EXERCISE INPUTS —
•••••

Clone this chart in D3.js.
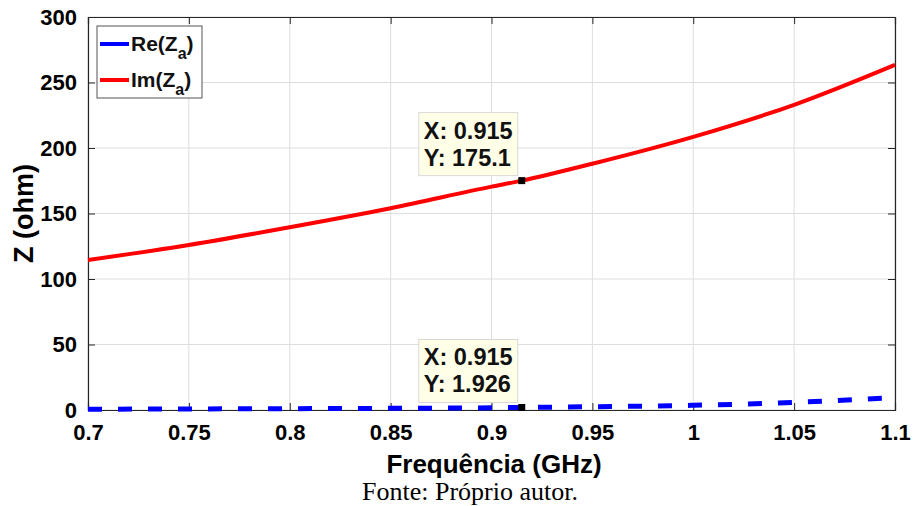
<!DOCTYPE html>
<html>
<head>
<meta charset="utf-8">
<script src="https://cdnjs.cloudflare.com/ajax/libs/d3/7.8.5/d3.min.js"></script>
<style>
  body { margin: 0; background: #fff; }
  svg { display: block; }
</style>
</head>
<body>
<div id="chart"></div>
<script>
// frequency (GHz) and impedance
var freq = [0.7, 0.75, 0.8, 0.85, 0.9, 0.915, 0.95, 1.0, 1.05, 1.1];
var reZ  = [0.6, 0.8, 1.0, 1.3, 1.7, 1.926, 2.5, 3.6, 5.8, 9.6];
var imZ  = [114.5, 126, 139.5, 154, 170.5, 175.1, 188, 208.5, 233, 263.5];
var xTicks = [0.7, 0.75, 0.8, 0.85, 0.9, 0.95, 1, 1.05, 1.1];
var yTicks = [0, 50, 100, 150, 200, 250, 300];
var tips = [
    { x: 0.915, y: 175.1, label: ["X: 0.915", "Y: 175.1"] },
    { x: 0.915, y: 1.926, label: ["X: 0.915", "Y: 1.926"] }
];

var W = 914, H = 506;
var margin = { top: 17, right: 19, bottom: 96, left: 88 };
var width = W - margin.left - margin.right;
var height = H - margin.top - margin.bottom;

var svg = d3.select("#chart")
    .append("svg")
        .attr("width", W)
        .attr("height", H)
        .style("font-family", "'Liberation Sans', Arial, sans-serif");

var g = svg.append("g")
    .attr("transform", "translate(" + margin.left + "," + margin.top + ")");

var xScale = d3.scaleLinear().domain([0.7, 1.1]).range([0, width]);
var yScale = d3.scaleLinear().domain([0, 300]).range([height, 0]);

// grid
g.append("g")
    .selectAll("line")
    .data(xTicks)
    .join("line")
        .attr("x1", d => xScale(d)).attr("x2", d => xScale(d))
        .attr("y1", 0).attr("y2", height)
        .attr("stroke", "#dedede").attr("stroke-width", 1);
g.append("g")
    .selectAll("line")
    .data(yTicks)
    .join("line")
        .attr("x1", 0).attr("x2", width)
        .attr("y1", d => yScale(d)).attr("y2", d => yScale(d))
        .attr("stroke", "#dedede").attr("stroke-width", 1);

// axes (MATLAB style, ticks inward)
var xAxis = g.append("g")
    .attr("transform", "translate(0," + height + ")")
    .call(d3.axisBottom(xScale).tickValues(xTicks).tickSize(-7).tickPadding(12).tickFormat(d => String(d)));
var xTop = g.append("g")
    .call(d3.axisTop(xScale).tickValues(xTicks).tickSize(-7).tickFormat(""));
var yAxis = g.append("g")
    .call(d3.axisLeft(yScale).tickValues(yTicks).tickSize(-7).tickPadding(11));
var yRight = g.append("g")
    .attr("transform", "translate(" + width + ",0)")
    .call(d3.axisRight(yScale).tickValues(yTicks).tickSize(-7).tickFormat(""));

[xAxis, xTop, yAxis, yRight].forEach(function (a) {
    a.selectAll("path").attr("stroke", "#262626").attr("stroke-width", 1.2);
    a.selectAll("line").attr("stroke", "#262626");
    a.selectAll("text")
        .attr("fill", "#000")
        .style("font-size", "22px")
        .style("font-weight", "bold");
});
xAxis.selectAll("text").attr("dy", "0.8em");

// curves
var line = d3.line()
    .x(function (d) { return xScale(d[0]); })
    .y(function (d) { return yScale(d[1]); })
    .curve(d3.curveMonotoneX);

g.append("path")
    .datum(d3.zip(freq, imZ))
    .attr("d", line)
    .attr("fill", "none")
    .attr("stroke", "#ff0000")
    .attr("stroke-width", 4);

g.append("path")
    .datum(d3.zip(freq, reZ))
    .attr("d", line)
    .attr("fill", "none")
    .attr("stroke", "#0000ff")
    .attr("stroke-width", 5)
    .attr("stroke-dasharray", "14,16");

// data tips
tips.forEach(function (t) {
    var px = xScale(t.x), py = yScale(t.y);
    var bw = 99, bh = 63;
    var tg = g.append("g");
    tg.append("rect")
        .attr("x", px - 103).attr("y", py - 68)
        .attr("width", bw).attr("height", bh)
        .attr("fill", "#ffffe8")
        .attr("stroke", "#d8d8d8")
        .attr("stroke-width", 1);
    tg.selectAll("text")
        .data(t.label)
        .join("text")
            .attr("x", px - 98)
            .attr("y", function (d, i) { return py - 42 + i * 27; })
            .style("font-size", "23.5px")
            .style("font-weight", "bold")
            .attr("fill", "#111")
            .text(d => d);
    tg.append("rect")
        .attr("x", px - 3.5).attr("y", py - 3.5)
        .attr("width", 7).attr("height", 7)
        .attr("fill", "#000");
});

// legend
var legend = g.append("g").attr("transform", "translate(9,9)");
legend.append("rect")
    .attr("width", 105).attr("height", 72)
    .attr("fill", "#fff")
    .attr("stroke", "#555")
    .attr("stroke-width", 1);
var legendItems = [
    { name: "Re", color: "#0000ff" },
    { name: "Im", color: "#ff0000" }
];
legendItems.forEach(function (d, i) {
    var ly = 18 + i * 36;
    legend.append("line")
        .attr("x1", 3).attr("x2", 32)
        .attr("y1", ly).attr("y2", ly)
        .attr("stroke", d.color).attr("stroke-width", 4);
    var txt = legend.append("text")
        .attr("x", 34).attr("y", ly + 7)
        .style("font-size", "21px")
        .style("font-weight", "bold")
        .attr("fill", "#111");
    txt.append("tspan").text(d.name + "(Z");
    txt.append("tspan").attr("dy", 8).style("font-size", "16px").text("a");
    txt.append("tspan").attr("dy", -8).text(")");
});

// axis labels
svg.append("text")
    .attr("x", 494)
    .attr("y", 473)
    .attr("text-anchor", "middle")
    .style("font-size", "26px")
    .style("font-weight", "bold")
    .text("Frequência (GHz)");

svg.append("text")
    .attr("transform", "translate(33," + (margin.top + height / 2) + ") rotate(-90)")
    .attr("text-anchor", "middle")
    .style("font-size", "27px")
    .style("font-weight", "bold")
    .text("Z (ohm)");

svg.append("text")
    .attr("x", 470)
    .attr("y", 500)
    .attr("text-anchor", "middle")
    .style("font-family", "'Liberation Serif', 'Times New Roman', serif")
    .style("font-size", "26px")
    .text("Fonte: Próprio autor.");
</script>
</body>
</html>
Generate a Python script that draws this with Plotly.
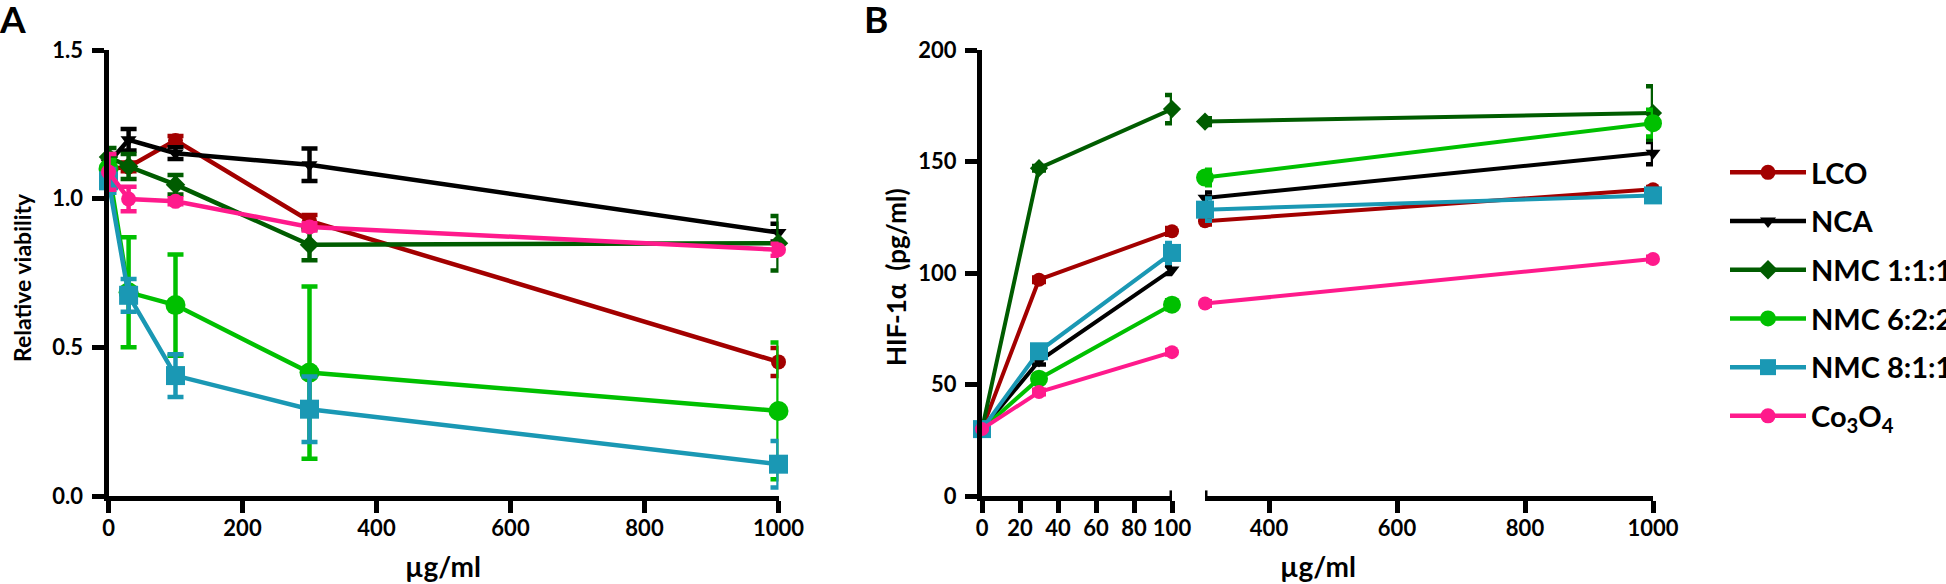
import plotly.graph_objects as go

# ---------------- data ----------------
series = ["LCO", "NCA", "NMC 1:1:1", "NMC 6:2:2", "NMC 8:1:1", "Co<sub>3</sub>O<sub>4</sub>"]
colors = ["#a30000", "#000000", "#005c00", "#00c000", "#1a98b4", "#ff1a8c"]
symbols = ["circle", "triangle-down", "diamond", "circle", "square", "circle"]

# Panel A: relative viability
conc_a = [0, 30, 100, 300, 1000]
viab_lco = [1.10, 1.107, 1.196, 0.925, 0.451]
viab_nca = [1.12, 1.198, 1.153, 1.114, 0.886]
viab_nmc111 = [1.14, 1.108, 1.047, 0.845, 0.850]
viab_nmc622 = [1.10, 0.685, 0.642, 0.415, 0.286]
viab_nmc811 = [1.06, 0.675, 0.405, 0.292, 0.107]
viab_co3o4 = [1.09, 0.999, 0.991, 0.905, 0.828]
err_lco = [0.02, 0.015, 0.015, 0.02, 0.047]
err_nca = [0.03, 0.036, 0.02, 0.055, 0.03]
err_nmc111 = [0.03, 0.042, 0.033, 0.052, 0.092]
err_nmc622 = [0.03, 0.185, 0.17, 0.29, 0.23]
err_nmc811 = [0.04, 0.055, 0.072, 0.11, 0.078]
err_co3o4 = [0.06, 0.041, 0.01, 0.012, 0.02]

# Panel B: HIF-1alpha (pg/ml), broken x axis
conc_low = [0, 30, 100]
conc_high = [300, 1000]
hif_lco_low = [30, 97.0, 118.7]
hif_lco_high = [123.2, 137.6]
hif_nca_low = [30, 60.5, 101.5]
hif_nca_high = [133.6, 153.8]
hif_nmc111_low = [30, 147.0, 173.5]
hif_nmc111_high = [167.9, 171.7]
hif_nmc622_low = [30, 52.6, 85.8]
hif_nmc622_high = [142.8, 167.2]
hif_nmc811_low = [30, 64.9, 109.0]
hif_nmc811_high = [128.4, 134.8]
hif_co3o4_low = [30, 46.6, 64.5]
hif_co3o4_high = [86.3, 106.3]
herr_lco_low = [0, 1.0, 1.5]
herr_lco_high = [1.5, 1.0]
herr_nca_low = [0, 1.5, 2.0]
herr_nca_high = [2.5, 5.0]
herr_nmc111_low = [0, 1.0, 6.3]
herr_nmc111_high = [1.5, 12.0]
herr_nmc622_low = [0, 1.5, 2.0]
herr_nmc622_high = [3.5, 6.0]
herr_nmc811_low = [0, 1.5, 4.5]
herr_nmc811_high = [5.0, 1.5]
herr_co3o4_low = [0, 1.0, 1.0]
herr_co3o4_high = [1.0, 1.0]

viab = [viab_lco, viab_nca, viab_nmc111, viab_nmc622, viab_nmc811, viab_co3o4]
verr = [err_lco, err_nca, err_nmc111, err_nmc622, err_nmc811, err_co3o4]
hlow = [hif_lco_low, hif_nca_low, hif_nmc111_low, hif_nmc622_low, hif_nmc811_low, hif_co3o4_low]
hhigh = [hif_lco_high, hif_nca_high, hif_nmc111_high, hif_nmc622_high, hif_nmc811_high, hif_co3o4_high]
helow = [herr_lco_low, herr_nca_low, herr_nmc111_low, herr_nmc622_low, herr_nmc811_low, herr_co3o4_low]
hehigh = [herr_lco_high, herr_nca_high, herr_nmc111_high, herr_nmc622_high, herr_nmc811_high, herr_co3o4_high]

size_a = [15, 14, 15, 20, 19, 15]
size_b = [14, 13, 14, 18, 18, 14]

W, H = 1946, 584
FONT = "Lato"
PAD = "\u00a0" * 12  # keeps the legend text box wide enough

def px(x):
    return x / W

def py(y):
    return 1 - y / H

fig = go.Figure()

for i, name in enumerate(series):
    fig.add_trace(go.Scatter(
        x=conc_a, y=viab[i], name=name + PAD, legendgroup=name, showlegend=True,
        mode="lines+markers", cliponaxis=False,
        line=dict(color=colors[i], width=4.5),
        marker=dict(symbol=symbols[i], size=size_a[i], color=colors[i]),
        error_y=dict(type="data", array=verr[i], color=colors[i], thickness=4.5, width=8),
        xaxis="x", yaxis="y"))

for i, name in enumerate(series):
    fig.add_trace(go.Scatter(
        x=conc_low, y=hlow[i], name=name, legendgroup=name, showlegend=False,
        mode="lines+markers", cliponaxis=False,
        line=dict(color=colors[i], width=4),
        marker=dict(symbol=symbols[i], size=size_b[i], color=colors[i]),
        error_y=dict(type="data", array=helow[i], color=colors[i], thickness=4.5, width=7),
        xaxis="x2", yaxis="y2"))
    fig.add_trace(go.Scatter(
        x=conc_high, y=hhigh[i], name=name, legendgroup=name, showlegend=False,
        mode="lines+markers", cliponaxis=False,
        line=dict(color=colors[i], width=4),
        marker=dict(symbol=symbols[i], size=size_b[i], color=colors[i]),
        error_y=dict(type="data", array=hehigh[i], color=colors[i], thickness=4.5, width=7),
        xaxis="x3", yaxis="y2"))

tickfont = dict(family=FONT, size=22, color="black", weight="bold")
axcommon = dict(showline=True, linewidth=5, linecolor="black", ticks="outside",
                ticklen=12, tickwidth=5, tickcolor="black", showgrid=False,
                zeroline=False, tickfont=tickfont, fixedrange=True, automargin=False)

ydom = [py(496), py(50)]

fig.update_layout(
    template="none",
    width=W, height=H, autosize=False,
    margin=dict(l=0, r=0, t=0, b=0, autoexpand=False),
    paper_bgcolor="white", plot_bgcolor="rgba(0,0,0,0)",
    xaxis=dict(domain=[px(108.5), px(778.5)], range=[0, 1000], tickvals=[0, 200, 400, 600, 800, 1000],
               anchor="y", ticklabelstandoff=-3, **axcommon),
    yaxis=dict(domain=ydom, range=[0, 1.5], tickvals=[0, 0.5, 1.0, 1.5], ticktext=["0.0", "0.5", "1.0", "1.5"],
               anchor="x", ticklabelstandoff=4, **axcommon),
    xaxis2=dict(domain=[px(982), px(1172)], range=[0, 100], tickvals=[0, 20, 40, 60, 80, 100],
                anchor="y2", ticklabelstandoff=-3, **axcommon),
    xaxis3=dict(domain=[px(1205), px(1653)], range=[300, 1000], tickvals=[400, 600, 800, 1000],
                anchor="y2", ticklabelstandoff=-3, **axcommon),
    yaxis2=dict(domain=ydom, range=[0, 200], tickvals=[0, 50, 100, 150, 200],
                anchor="x2", ticklabelstandoff=4, **axcommon),
    legend=dict(x=px(1725), y=py(147), xanchor="left", yanchor="top",
                font=dict(family=FONT, size=29, color="black", weight="bold"),
                tracegroupgap=8, bgcolor="rgba(0,0,0,0)", itemwidth=76),
    font=dict(family=FONT),
)

# axis-break markers (small ticks above the axis at the break)
fig.add_shape(type="line", xref="x2", yref="y2", x0=100, x1=100, y0=-5.5, y1=2.5,
              line=dict(color="black", width=5))
fig.add_shape(type="line", xref="x3", yref="y2", x0=300, x1=300, y0=-5.5, y1=2.5,
              line=dict(color="black", width=5))

lab = dict(family=FONT, color="black", weight="bold")
annos = [
    dict(text="A", x=px(0), y=py(19), xanchor="left", yanchor="middle", xshift=-3, font=dict(size=37, **lab)),
    dict(text="B", x=px(862), y=py(19), xanchor="left", yanchor="middle", font=dict(size=37, **lab)),
    dict(text="µg/ml", x=px(443), y=py(566), xanchor="center", yanchor="middle", font=dict(size=28, **lab)),
    dict(text="µg/ml", x=px(1318), y=py(566), xanchor="center", yanchor="middle", font=dict(size=28, **lab)),
    dict(text="Relative viability", x=px(22), y=py(278), xanchor="center", yanchor="middle", textangle=-90,
         font=dict(size=23, **lab)),
    dict(text="HIF-1α  (pg/ml)", x=px(896), y=py(277), xanchor="center", yanchor="middle", textangle=-90,
         font=dict(size=26, **lab)),
]
for a in annos:
    fig.add_annotation(xref="paper", yref="paper", showarrow=False, **a)

fig.write_html("out.html", config={"displayModeBar": False},
               post_script="document.body.style.margin='0';document.body.style.overflow='hidden';")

•••••

TASK GOAL —
Pick each line holding the word "chart" out of the listing.

COMPLETE OUTPUT —
Clone this chart in D3.js.
<div id="chart"></div>
var svg = d3.select("#chart")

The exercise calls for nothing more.